EXERCISE:
Repeat, exactly, the run of lines that opens with the line containing "Write a web" and closes with the line containing "const chlATicks = [0, 0.5, 1, 1.5, 2];", and leave all other lines out.

SOURCE RECORDS:
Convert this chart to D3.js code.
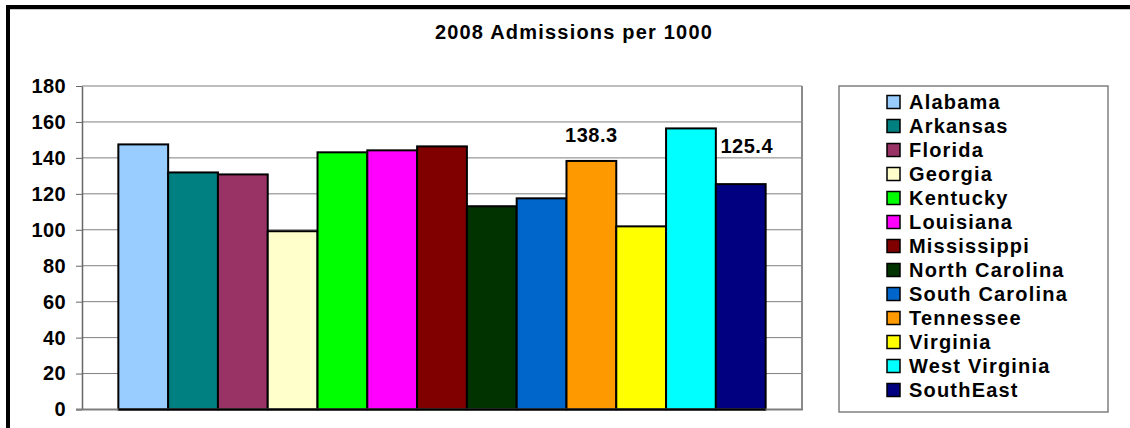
...
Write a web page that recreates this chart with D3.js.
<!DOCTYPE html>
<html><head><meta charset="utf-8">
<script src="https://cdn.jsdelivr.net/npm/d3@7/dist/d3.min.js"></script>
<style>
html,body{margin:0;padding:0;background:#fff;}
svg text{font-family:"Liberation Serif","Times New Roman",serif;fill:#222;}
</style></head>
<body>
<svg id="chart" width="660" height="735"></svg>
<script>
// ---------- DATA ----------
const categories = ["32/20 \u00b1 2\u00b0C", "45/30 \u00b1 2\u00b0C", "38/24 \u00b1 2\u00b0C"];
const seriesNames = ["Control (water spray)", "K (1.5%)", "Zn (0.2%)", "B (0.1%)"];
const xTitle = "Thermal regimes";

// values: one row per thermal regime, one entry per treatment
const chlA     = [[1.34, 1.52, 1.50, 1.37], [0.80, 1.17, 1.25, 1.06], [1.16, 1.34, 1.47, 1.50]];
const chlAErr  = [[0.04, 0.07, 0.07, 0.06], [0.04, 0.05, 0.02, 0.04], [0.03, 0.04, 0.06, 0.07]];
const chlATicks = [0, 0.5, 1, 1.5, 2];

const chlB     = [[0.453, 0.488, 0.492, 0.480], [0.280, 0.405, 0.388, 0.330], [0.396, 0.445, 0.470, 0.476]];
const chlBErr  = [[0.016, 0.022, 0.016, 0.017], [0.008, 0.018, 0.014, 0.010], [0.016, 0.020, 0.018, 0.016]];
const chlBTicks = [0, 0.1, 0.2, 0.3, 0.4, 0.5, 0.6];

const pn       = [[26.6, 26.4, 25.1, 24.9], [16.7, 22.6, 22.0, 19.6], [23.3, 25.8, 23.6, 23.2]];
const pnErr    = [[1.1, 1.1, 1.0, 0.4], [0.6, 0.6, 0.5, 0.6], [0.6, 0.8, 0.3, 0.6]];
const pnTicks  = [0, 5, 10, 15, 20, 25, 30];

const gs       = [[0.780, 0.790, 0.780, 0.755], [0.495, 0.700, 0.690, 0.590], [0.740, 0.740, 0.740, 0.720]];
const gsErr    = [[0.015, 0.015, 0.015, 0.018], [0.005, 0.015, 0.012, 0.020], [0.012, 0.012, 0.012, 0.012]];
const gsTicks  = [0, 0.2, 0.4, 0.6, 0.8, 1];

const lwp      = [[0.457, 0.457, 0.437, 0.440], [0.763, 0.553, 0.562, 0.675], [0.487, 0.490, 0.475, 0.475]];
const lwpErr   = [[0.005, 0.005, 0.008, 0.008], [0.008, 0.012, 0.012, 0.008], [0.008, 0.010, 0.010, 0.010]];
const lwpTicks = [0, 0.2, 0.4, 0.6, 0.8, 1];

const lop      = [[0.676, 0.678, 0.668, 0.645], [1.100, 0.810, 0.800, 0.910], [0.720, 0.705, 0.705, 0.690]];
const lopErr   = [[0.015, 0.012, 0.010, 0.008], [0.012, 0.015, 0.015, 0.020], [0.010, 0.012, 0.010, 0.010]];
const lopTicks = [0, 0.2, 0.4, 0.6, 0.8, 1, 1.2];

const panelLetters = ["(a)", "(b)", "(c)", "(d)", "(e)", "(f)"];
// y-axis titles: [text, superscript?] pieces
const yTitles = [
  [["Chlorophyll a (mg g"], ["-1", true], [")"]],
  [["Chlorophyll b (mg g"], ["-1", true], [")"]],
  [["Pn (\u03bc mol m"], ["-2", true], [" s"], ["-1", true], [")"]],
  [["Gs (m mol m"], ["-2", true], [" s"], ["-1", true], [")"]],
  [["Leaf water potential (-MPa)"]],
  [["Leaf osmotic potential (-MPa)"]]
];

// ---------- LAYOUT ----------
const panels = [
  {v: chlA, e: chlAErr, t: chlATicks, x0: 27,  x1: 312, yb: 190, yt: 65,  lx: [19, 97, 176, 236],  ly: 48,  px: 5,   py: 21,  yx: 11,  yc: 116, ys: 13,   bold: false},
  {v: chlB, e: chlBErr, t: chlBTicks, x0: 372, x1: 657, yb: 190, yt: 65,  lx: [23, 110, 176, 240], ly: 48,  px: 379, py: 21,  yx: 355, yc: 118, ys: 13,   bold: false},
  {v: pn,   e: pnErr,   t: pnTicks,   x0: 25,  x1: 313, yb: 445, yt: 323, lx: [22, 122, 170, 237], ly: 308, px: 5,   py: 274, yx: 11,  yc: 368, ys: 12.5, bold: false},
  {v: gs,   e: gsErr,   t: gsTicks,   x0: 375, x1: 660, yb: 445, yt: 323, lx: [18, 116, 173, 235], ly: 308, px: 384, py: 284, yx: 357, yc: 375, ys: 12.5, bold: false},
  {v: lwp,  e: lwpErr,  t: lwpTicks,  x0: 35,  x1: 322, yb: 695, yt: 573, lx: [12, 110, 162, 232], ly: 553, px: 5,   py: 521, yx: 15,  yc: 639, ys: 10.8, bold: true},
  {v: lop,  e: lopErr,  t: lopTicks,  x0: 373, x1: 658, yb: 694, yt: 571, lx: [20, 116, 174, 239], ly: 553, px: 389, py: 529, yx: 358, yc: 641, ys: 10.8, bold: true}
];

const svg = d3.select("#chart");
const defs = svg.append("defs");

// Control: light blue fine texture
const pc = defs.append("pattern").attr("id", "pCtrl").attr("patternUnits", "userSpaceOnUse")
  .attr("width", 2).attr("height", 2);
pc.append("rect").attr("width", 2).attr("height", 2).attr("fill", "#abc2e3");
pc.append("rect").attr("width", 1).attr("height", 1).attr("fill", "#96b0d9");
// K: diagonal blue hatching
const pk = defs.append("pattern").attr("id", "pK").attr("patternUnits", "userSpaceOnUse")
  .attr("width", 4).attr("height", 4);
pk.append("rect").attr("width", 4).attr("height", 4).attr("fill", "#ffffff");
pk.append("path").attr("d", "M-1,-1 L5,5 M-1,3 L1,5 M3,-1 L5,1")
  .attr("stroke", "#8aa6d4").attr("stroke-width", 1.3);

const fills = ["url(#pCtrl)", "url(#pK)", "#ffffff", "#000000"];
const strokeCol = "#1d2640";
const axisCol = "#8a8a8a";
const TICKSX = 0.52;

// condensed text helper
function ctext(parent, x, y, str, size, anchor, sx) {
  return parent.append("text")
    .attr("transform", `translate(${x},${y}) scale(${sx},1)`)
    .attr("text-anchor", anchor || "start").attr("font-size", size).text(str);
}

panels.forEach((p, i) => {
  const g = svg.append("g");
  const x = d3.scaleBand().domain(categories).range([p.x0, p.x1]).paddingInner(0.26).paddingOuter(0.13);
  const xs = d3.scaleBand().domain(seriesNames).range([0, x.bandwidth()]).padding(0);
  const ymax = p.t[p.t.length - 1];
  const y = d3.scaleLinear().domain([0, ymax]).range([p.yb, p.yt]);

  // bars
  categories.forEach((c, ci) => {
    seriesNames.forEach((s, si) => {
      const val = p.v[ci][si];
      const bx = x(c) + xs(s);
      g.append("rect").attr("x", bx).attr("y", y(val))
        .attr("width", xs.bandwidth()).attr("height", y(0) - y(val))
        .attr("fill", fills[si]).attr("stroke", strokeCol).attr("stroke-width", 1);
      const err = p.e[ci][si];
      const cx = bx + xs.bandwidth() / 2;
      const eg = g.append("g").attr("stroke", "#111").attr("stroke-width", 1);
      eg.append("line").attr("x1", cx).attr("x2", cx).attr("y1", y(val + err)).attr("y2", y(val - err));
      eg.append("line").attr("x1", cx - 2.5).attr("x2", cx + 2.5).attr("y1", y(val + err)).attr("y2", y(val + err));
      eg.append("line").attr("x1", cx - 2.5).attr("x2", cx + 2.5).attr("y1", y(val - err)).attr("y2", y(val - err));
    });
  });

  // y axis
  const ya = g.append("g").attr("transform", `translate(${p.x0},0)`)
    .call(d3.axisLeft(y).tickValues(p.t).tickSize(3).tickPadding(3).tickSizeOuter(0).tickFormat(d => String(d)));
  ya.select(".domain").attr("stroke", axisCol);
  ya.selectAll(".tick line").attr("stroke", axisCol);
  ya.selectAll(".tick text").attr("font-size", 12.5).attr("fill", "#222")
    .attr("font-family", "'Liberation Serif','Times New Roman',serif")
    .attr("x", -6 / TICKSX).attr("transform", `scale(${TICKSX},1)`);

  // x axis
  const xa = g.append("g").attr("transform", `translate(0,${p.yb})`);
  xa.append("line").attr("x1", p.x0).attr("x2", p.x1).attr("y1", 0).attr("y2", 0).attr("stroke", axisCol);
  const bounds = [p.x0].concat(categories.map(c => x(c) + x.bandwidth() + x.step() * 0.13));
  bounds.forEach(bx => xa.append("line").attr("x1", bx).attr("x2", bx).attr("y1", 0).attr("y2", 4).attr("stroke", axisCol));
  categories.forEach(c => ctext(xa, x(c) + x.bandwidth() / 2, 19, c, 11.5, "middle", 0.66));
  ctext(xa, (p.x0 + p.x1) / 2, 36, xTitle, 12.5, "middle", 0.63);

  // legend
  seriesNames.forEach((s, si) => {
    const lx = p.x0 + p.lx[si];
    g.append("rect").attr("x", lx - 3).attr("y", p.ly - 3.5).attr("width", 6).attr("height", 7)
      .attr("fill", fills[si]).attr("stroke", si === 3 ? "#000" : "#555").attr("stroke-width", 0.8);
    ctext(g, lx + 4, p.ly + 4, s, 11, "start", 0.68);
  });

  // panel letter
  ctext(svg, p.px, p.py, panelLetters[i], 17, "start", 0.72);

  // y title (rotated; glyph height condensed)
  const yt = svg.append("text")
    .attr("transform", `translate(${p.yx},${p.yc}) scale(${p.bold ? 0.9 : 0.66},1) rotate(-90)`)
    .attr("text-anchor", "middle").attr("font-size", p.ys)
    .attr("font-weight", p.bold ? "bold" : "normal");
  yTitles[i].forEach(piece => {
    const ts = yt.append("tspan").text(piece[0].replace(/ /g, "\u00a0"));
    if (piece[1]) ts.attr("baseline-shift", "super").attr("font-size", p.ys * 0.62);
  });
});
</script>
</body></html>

ANSWER FOR THE TASK:
Write a web page that recreates this chart with D3.js.
<!DOCTYPE html>
<html><head><meta charset="utf-8">
<script src="https://cdn.jsdelivr.net/npm/d3@7/dist/d3.min.js"></script>
<style>
html,body{margin:0;padding:0;background:#fff;}
svg text{font-family:"Liberation Serif","Times New Roman",serif;fill:#222;}
</style></head>
<body>
<svg id="chart" width="660" height="735"></svg>
<script>
// ---------- DATA ----------
const categories = ["32/20 \u00b1 2\u00b0C", "45/30 \u00b1 2\u00b0C", "38/24 \u00b1 2\u00b0C"];
const seriesNames = ["Control (water spray)", "K (1.5%)", "Zn (0.2%)", "B (0.1%)"];
const xTitle = "Thermal regimes";

// values: one row per thermal regime, one entry per treatment
const chlA     = [[1.34, 1.52, 1.50, 1.37], [0.80, 1.17, 1.25, 1.06], [1.16, 1.34, 1.47, 1.50]];
const chlAErr  = [[0.04, 0.07, 0.07, 0.06], [0.04, 0.05, 0.02, 0.04], [0.03, 0.04, 0.06, 0.07]];
const chlATicks = [0, 0.5, 1, 1.5, 2];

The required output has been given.